>>283412820
while it can always be argued that manipulating children can be useful for whatever goal you want to achieve, it cannot be said that you are not manipulating people and violating their consent. War itself is a violation of consent.
I would argue that whatever tactical advantage child soldiers bring to a conflict is overshadowed by the damage to the narrative, and the loss of the moral high ground. Morals might be subjective, but a good story is valuable to any war effort, having the moral high ground helps with recruitment.
You know what’s better than a bunch of small tactical advantages on the battlefield? An army that is twice the size because it inspires loyalty and love, and all those stupid evil things you did for small tactical advantages actually leaves you with a smaller army in a worse position over time.
You discussion of war is as juvenile as your ethics, but I’m willing to entertain either.
>>283412994
Support for specific wars is irrelevant. You’re basically justifying manipulation and the violation of consent for subjective war goals, which is a bad precedent, and actually weakens a nation long term.
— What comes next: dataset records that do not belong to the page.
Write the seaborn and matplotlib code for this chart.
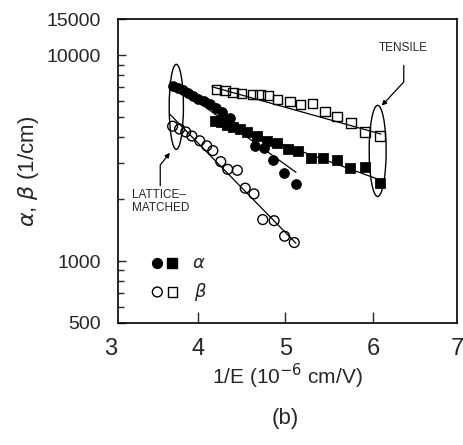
import numpy as np
import seaborn as sns
import matplotlib
matplotlib.use('AGG')
import matplotlib.pyplot as plt
from matplotlib.patches import Ellipse
from matplotlib.ticker import LogLocator, NullFormatter

# Data
# alpha, lattice-matched (filled circles)
lm_alpha_x = [3.71, 3.77, 3.83, 3.89, 3.94, 4.00, 4.07, 4.14, 4.21, 4.27, 4.37,
              4.65, 4.75, 4.86, 4.98, 5.12]
lm_alpha_y = [7110, 6950, 6800, 6580, 6370, 6150, 5960, 5770, 5520, 5280, 4940,
              3630, 3550, 3110, 2670, 2360]

# alpha, tensile (filled squares)
ts_alpha_x = [4.19, 4.26, 4.33, 4.40, 4.48, 4.56, 4.67, 4.79, 4.90, 5.03, 5.14,
              5.29, 5.43, 5.59, 5.74, 5.91, 6.08]
ts_alpha_y = [4780, 4730, 4580, 4480, 4380, 4240, 4050, 3840, 3750, 3510, 3440,
              3150, 3180, 3080, 2820, 2850, 2390]

# beta, lattice-matched (open circles)
lm_beta_x = [3.71, 3.79, 3.86, 3.93, 4.02, 4.10, 4.17, 4.26, 4.34, 4.45, 4.54,
             4.64, 4.74, 4.87, 4.99, 5.10]
lm_beta_y = [4520, 4380, 4240, 4050, 3840, 3630, 3440, 3040, 2790, 2760, 2260,
             2120, 1590, 1570, 1320, 1230]

# beta, tensile (open squares)
ts_beta_x = [4.21, 4.31, 4.40, 4.50, 4.62, 4.71, 4.80, 4.91, 5.05, 5.17, 5.31,
             5.45, 5.59, 5.75, 5.91, 6.08]
ts_beta_y = [6800, 6730, 6580, 6510, 6440, 6440, 6370, 6090, 5960, 5770, 5830,
             5340, 5050, 4680, 4240, 4050]

# fitted lines (end points)
lm_alpha_fit_x = [3.68, 5.12]
lm_alpha_fit_y = [7430, 2700]
ts_alpha_fit_x = [4.17, 6.09]
ts_alpha_fit_y = [4890, 2470]
lm_beta_fit_x = [3.68, 5.12]
lm_beta_fit_y = [5160, 1220]
ts_beta_fit_x = [4.16, 6.09]
ts_beta_fit_y = [7030, 4140]

y_ticks = [500, 1000, 10000, 15000]
y_tick_labels = ['500', '1000', '10000', '15000']
x_ticks = [4, 5, 6]

sns.set_style("white")
plt.rcParams['font.family'] = ['Liberation Sans', 'DejaVu Sans']
plt.rcParams['mathtext.fontset'] = 'dejavusans'

fig = plt.figure(figsize=(4.64, 4.45), dpi=100)
ax = fig.add_axes([0.2543, 0.2742, 0.7306, 0.6831])

# Fit lines
for fx, fy in [(lm_alpha_fit_x, lm_alpha_fit_y), (ts_alpha_fit_x, ts_alpha_fit_y),
               (lm_beta_fit_x, lm_beta_fit_y), (ts_beta_fit_x, ts_beta_fit_y)]:
    sns.lineplot(x=fx, y=fy, ax=ax, color='black', linewidth=0.9,
                 sort=False, estimator=None)

# Data points
sns.scatterplot(x=lm_alpha_x, y=lm_alpha_y, ax=ax, marker='o', s=50,
                color='black', edgecolor='black', zorder=3)
sns.scatterplot(x=ts_alpha_x, y=ts_alpha_y, ax=ax, marker='s', s=46,
                color='black', edgecolor='black', zorder=3)
sns.scatterplot(x=lm_beta_x, y=lm_beta_y, ax=ax, marker='o', s=50,
                facecolor='none', edgecolor='black', linewidth=1.0, zorder=3)
sns.scatterplot(x=ts_beta_x, y=ts_beta_y, ax=ax, marker='s', s=46,
                facecolor='none', edgecolor='black', linewidth=1.0, zorder=3)

# Axes
ax.set_yscale('log')
ax.set_xlim(3.086, 6.96)
ax.set_ylim(500, 15000)
ax.set_yticks(y_ticks)
ax.set_yticklabels(y_tick_labels)
ax.yaxis.set_minor_locator(LogLocator(subs=range(2, 10)))
ax.yaxis.set_minor_formatter(NullFormatter())
ax.set_xticks(x_ticks)
ax.set_xticklabels([str(t) for t in x_ticks])
ax.tick_params(axis='x', direction='in', length=8, width=1, pad=11,
               labelsize=17, bottom=True, top=False)
ax.tick_params(axis='y', which='major', direction='in', length=6, width=1,
               pad=12, labelsize=14, left=True)
ax.tick_params(axis='y', which='minor', direction='in', length=4, width=1,
               left=True)
for sp in ax.spines.values():
    sp.set_color('black')
    sp.set_linewidth(1.2)

# x labels 3 and 7 sit just outside the frame
for xv, xpos in [(3, 3.0), (7, 6.965)]:
    ax.annotate(str(xv), xy=(xpos, 0), xycoords=('data', 'axes fraction'),
                xytext=(0, -11), textcoords='offset points',
                ha='center', va='top', fontsize=17)

ax.set_ylabel(r'$\alpha$, $\beta$ (1/cm)', fontsize=16, labelpad=4)
ax.set_xlabel('1/E (10$^{-6}$ cm/V)', fontsize=15, labelpad=1)
fig.text(0.614, 0.06, '(b)', ha='center', va='center', fontsize=16)

# Ellipses around groups
ax.add_patch(Ellipse((0.172, 0.711), 0.042, 0.28, transform=ax.transAxes,
                     fill=False, color='black', linewidth=1))
ax.add_patch(Ellipse((0.766, 0.566), 0.05, 0.30, transform=ax.transAxes,
                     fill=False, color='black', linewidth=1))

# Labels with pointers
ax.annotate('TENSILE', xy=(0.778, 0.715), xycoords='axes fraction',
            xytext=(0.843, 0.905), textcoords='axes fraction',
            ha='center', va='center', fontsize=8.5,
            arrowprops=dict(arrowstyle='-|>', color='black', linewidth=0.9,
                            mutation_scale=7, shrinkA=6, shrinkB=0,
                            connectionstyle='angle,angleA=90,angleB=47,rad=0'))
ax.annotate('LATTICE\u2013\nMATCHED', xy=(0.153, 0.56), xycoords='axes fraction',
            xytext=(0.04, 0.40), textcoords='axes fraction',
            ha='left', va='center', fontsize=8.5, linespacing=1.1,
            arrowprops=dict(arrowstyle='-|>', color='black', linewidth=0.9,
                            mutation_scale=7, shrinkA=0, shrinkB=0,
                            relpos=(0.5, 1.0),
                            connectionstyle='angle,angleA=90,angleB=52,rad=0'))

# Legend drawn by hand
ax.scatter([0.116], [0.197], transform=ax.transAxes, marker='o', s=50,
           color='black', clip_on=False)
ax.scatter([0.160], [0.197], transform=ax.transAxes, marker='s', s=46,
           color='black', clip_on=False)
ax.text(0.237, 0.197, r'$\alpha$', transform=ax.transAxes, fontsize=13,
        ha='center', va='center')
ax.scatter([0.116], [0.102], transform=ax.transAxes, marker='o', s=50,
           facecolor='none', edgecolor='black', linewidth=1.0, clip_on=False)
ax.scatter([0.160], [0.102], transform=ax.transAxes, marker='s', s=46,
           facecolor='none', edgecolor='black', linewidth=1.0, clip_on=False)
ax.text(0.242, 0.102, r'$\beta$', transform=ax.transAxes, fontsize=13,
        ha='center', va='center')

plt.savefig('out.png', dpi=100)
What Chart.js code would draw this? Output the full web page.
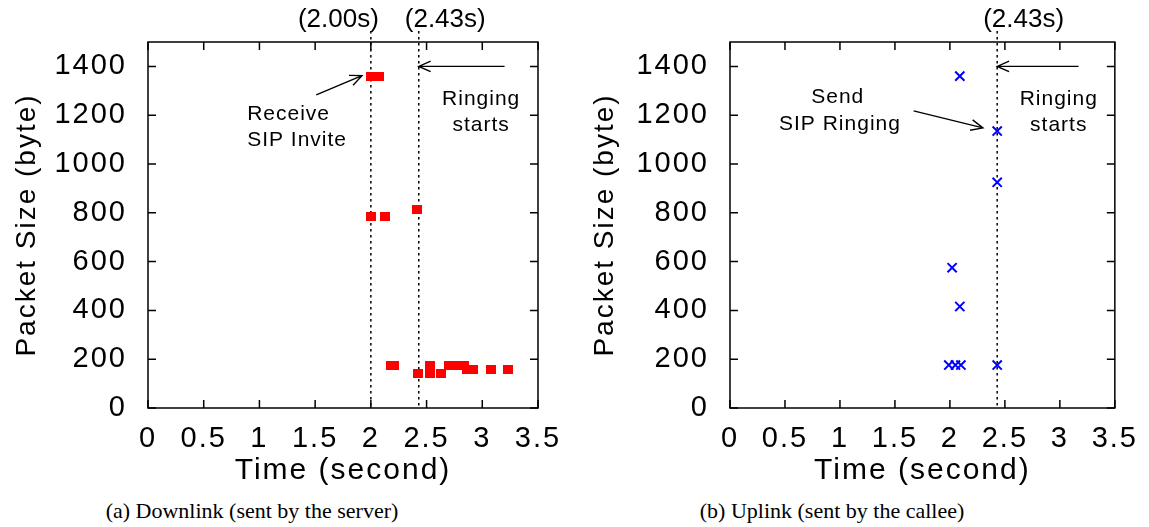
<!DOCTYPE html>
<html lang="en">
<head>
    <meta charset="UTF-8">
    <title>SIP call setup packets</title>
    <script src="https://cdn.jsdelivr.net/npm/chart.js"></script>
    <style>
        body { margin: 0; background: #fff; width: 1149px; height: 527px; position: relative; overflow: hidden; }
        canvas { position: absolute; top: 0; }
        #downlink { left: 0; }
        #uplink { left: 578px; }
        .caption { position: absolute; top: 498px; width: 400px; text-align: center;
                   font-family: "Liberation Serif", "Times New Roman", serif; font-size: 22px; color: #000; }
    </style>
</head>
<body>
    <canvas id="downlink" width="575" height="490"></canvas>
    <canvas id="uplink" width="571" height="490"></canvas>
    <div class="caption" style="left:52px">(a) Downlink (sent by the server)</div>
    <div class="caption" style="left:632px">(b) Uplink (sent by the callee)</div>

    <script>
        // axis ticks
        const xTicks = [0, 0.5, 1, 1.5, 2, 2.5, 3, 3.5];
        const yTicks = [0, 200, 400, 600, 800, 1000, 1200, 1400];

        // (a) downlink packets: time (s) and size (byte)
        const downTime = [2.00, 2.03, 2.07, 2.00, 2.13, 2.41, 2.18, 2.21, 2.42, 2.53, 2.53, 2.63, 2.70, 2.77, 2.84, 2.86, 2.92, 3.08, 3.23];
        const downSize = [1360, 1360, 1360, 785, 785, 815, 175, 175, 141, 175, 141, 141, 175, 175, 175, 159, 159, 159, 159];

        // (b) uplink packets
        const upTime = [2.09, 2.43, 2.43, 2.02, 2.09, 1.99, 2.05, 2.10, 2.43];
        const upSize = [1360, 1135, 925, 575, 416, 176, 176, 176, 176];

        // event markers (dotted lines)
        const downEvents = [2.00, 2.43];
        const downEventLabels = ["(2.00s)", "(2.43s)"];
        const upEvents = [2.43];
        const upEventLabels = ["(2.43s)"];

        const FONT = '"Liberation Sans", Arial, Helvetica, sans-serif';

        // red filled box used as the point marker of the downlink series
        const box = document.createElement('canvas');
        box.width = 10; box.height = 9;
        const bctx = box.getContext('2d');
        bctx.fillStyle = '#ff0000';
        bctx.fillRect(0, 0, 10, 9);

        function arrow(ctx, x0, y0, x1, y1) {
            const ang = Math.atan2(y1 - y0, x1 - x0), len = 13, spread = 0.42;
            ctx.beginPath();
            ctx.moveTo(x0, y0); ctx.lineTo(x1, y1);
            ctx.moveTo(x1 - len * Math.cos(ang - spread), y1 - len * Math.sin(ang - spread));
            ctx.lineTo(x1, y1);
            ctx.lineTo(x1 - len * Math.cos(ang + spread), y1 - len * Math.sin(ang + spread));
            ctx.stroke();
        }

        // gnuplot-like frame: box, inward ticks on all sides, dotted event lines, labels and arrows
        const gnuplotLook = {
            id: 'gnuplotLook',
            beforeDraw(chart) {
                // the original fonts are a little wider than Helvetica
                chart.ctx.letterSpacing = '2px';
            },
            beforeDatasetsDraw(chart, args, opts) {
                const { ctx, chartArea: a, scales: { x } } = chart;
                ctx.save();
                ctx.strokeStyle = '#000';
                ctx.lineWidth = 1.5;
                ctx.setLineDash([2.5, 3.5]);
                opts.events.forEach(t => {
                    const px = x.getPixelForValue(t);
                    ctx.beginPath(); ctx.moveTo(px, a.top - 11); ctx.lineTo(px, a.bottom); ctx.stroke();
                });
                ctx.setLineDash([]);
                ctx.fillStyle = '#000';
                ctx.letterSpacing = '0px';
                ctx.font = '26px ' + FONT;
                ctx.textBaseline = 'middle';
                opts.events.forEach((t, i) => {
                    const px = x.getPixelForValue(t);
                    const pos = opts.eventLabelPos[i];
                    ctx.textAlign = pos.align;
                    ctx.fillText(opts.eventLabels[i], px + pos.dx, 20);
                });
                ctx.restore();
            },
            afterDraw(chart, args, opts) {
                const { ctx, chartArea: a, scales: { x, y } } = chart;
                ctx.save();
                ctx.strokeStyle = '#000';
                ctx.lineWidth = 1.5;
                ctx.strokeRect(a.left, a.top, a.right - a.left, a.bottom - a.top);
                const tl = 8;
                ctx.beginPath();
                xTicks.forEach(v => {
                    const px = x.getPixelForValue(v);
                    ctx.moveTo(px, a.bottom); ctx.lineTo(px, a.bottom - tl);
                    ctx.moveTo(px, a.top); ctx.lineTo(px, a.top + tl);
                });
                yTicks.forEach(v => {
                    const py = y.getPixelForValue(v);
                    ctx.moveTo(a.left, py); ctx.lineTo(a.left + tl, py);
                    ctx.moveTo(a.right, py); ctx.lineTo(a.right - tl, py);
                });
                ctx.stroke();

                ctx.lineWidth = 1.4;
                opts.arrows.forEach(r => {
                    arrow(ctx, x.getPixelForValue(r[0]), y.getPixelForValue(r[1]),
                               x.getPixelForValue(r[2]), y.getPixelForValue(r[3]));
                });
                ctx.fillStyle = '#000';
                ctx.letterSpacing = '1px';
                ctx.font = '21px ' + FONT;
                ctx.textBaseline = 'middle';
                opts.notes.forEach(n => {
                    ctx.textAlign = n.align || 'center';
                    ctx.fillText(n.text, x.getPixelForValue(n.t), y.getPixelForValue(n.v));
                });
                ctx.restore();
            }
        };

        function makePanel(id, dataset, yWidth, padRight, look) {
            return new Chart(document.getElementById(id), {
                type: 'scatter',
                data: { datasets: [dataset] },
                plugins: [gnuplotLook],
                options: {
                    responsive: false,
                    animation: false,
                    devicePixelRatio: 1,
                    layout: { padding: { left: 0, top: 42, right: padRight, bottom: 0 } },
                    plugins: { legend: { display: false }, tooltip: { enabled: false }, gnuplotLook: look },
                    scales: {
                        x: {
                            type: 'linear', min: 0, max: 3.5,
                            afterBuildTicks: s => { s.ticks = xTicks.map(v => ({ value: v })); },
                            afterFit: s => { s.height = 82; },
                            grid: { display: false, drawTicks: false }, border: { display: false },
                            ticks: { color: '#000', font: { family: FONT, size: 29 }, padding: 14,
                                     maxRotation: 0, autoSkip: false, callback: v => String(v) },
                            title: { display: true, text: 'Time (second)', color: '#000',
                                     font: { family: FONT, size: 30 }, padding: { top: 0, bottom: 1 } }
                        },
                        y: {
                            type: 'linear', min: 0, max: 1500,
                            afterBuildTicks: s => { s.ticks = yTicks.map(v => ({ value: v })); },
                            afterFit: s => { s.width = yWidth; },
                            grid: { display: false, drawTicks: false }, border: { display: false },
                            ticks: { color: '#000', font: { family: FONT, size: 29 }, padding: 21,
                                     callback: v => String(v) },
                            title: { display: true, text: 'Packet Size (byte)', color: '#000',
                                     font: { family: FONT, size: 28 }, padding: { top: 10, bottom: 0 } }
                        }
                    }
                }
            });
        }

        makePanel('downlink', {
            data: downTime.map((t, i) => ({ x: t, y: downSize[i] })),
            pointStyle: box, pointRadius: 5, pointHoverRadius: 5
        }, 148, 37, {
            events: downEvents,
            eventLabels: downEventLabels,
            eventLabelPos: [{ align: 'right', dx: 8 }, { align: 'left', dx: -14 }],
            arrows: [[1.51, 1283, 1.92, 1362], [3.20, 1400, 2.43, 1400]],
            notes: [
                { text: 'Receive', t: 0.89, v: 1205, align: 'left' },
                { text: 'SIP Invite', t: 0.89, v: 1098, align: 'left' },
                { text: 'Ringing', t: 2.99, v: 1266 },
                { text: 'starts', t: 2.99, v: 1160 }
            ]
        });

        makePanel('uplink', {
            data: upTime.map((t, i) => ({ x: t, y: upSize[i] })),
            pointStyle: 'crossRot', pointRadius: 6.5, pointHoverRadius: 6.5,
            borderColor: '#0000ff', borderWidth: 2, backgroundColor: '#0000ff'
        }, 152, 33, {
            events: upEvents,
            eventLabels: upEventLabels,
            eventLabelPos: [{ align: 'left', dx: -14 }],
            arrows: [[1.67, 1218, 2.30, 1148], [3.17, 1400, 2.43, 1400]],
            notes: [
                { text: 'Send', t: 0.98, v: 1275 },
                { text: 'SIP Ringing', t: 1.00, v: 1164 },
                { text: 'Ringing', t: 2.99, v: 1266 },
                { text: 'starts', t: 2.99, v: 1160 }
            ]
        });
    </script>
</body>
</html>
Lies and tricks are great in the short term, but they sow seeds of distrust in the long term and diminish a nation in the eyes of its peers. In the same way, tricking people into fighting so that the rich can get richer is not actually in the best interest of the United States, nor is manipulating children to die for you. Everything thinks their goals are justified, and so everyone sacrifices everyone else for themselves, and empires fall. I’m a moral relativist and nihilist, and I think using child soldiers is bad actually in a purely cost-benefit material analysis. A good story is worth a billion bullets. “We sacrifice children” is not a good story. Your understanding of warfare is as naive as your philosophy, seeking tactical gains at the expense of strategic sense.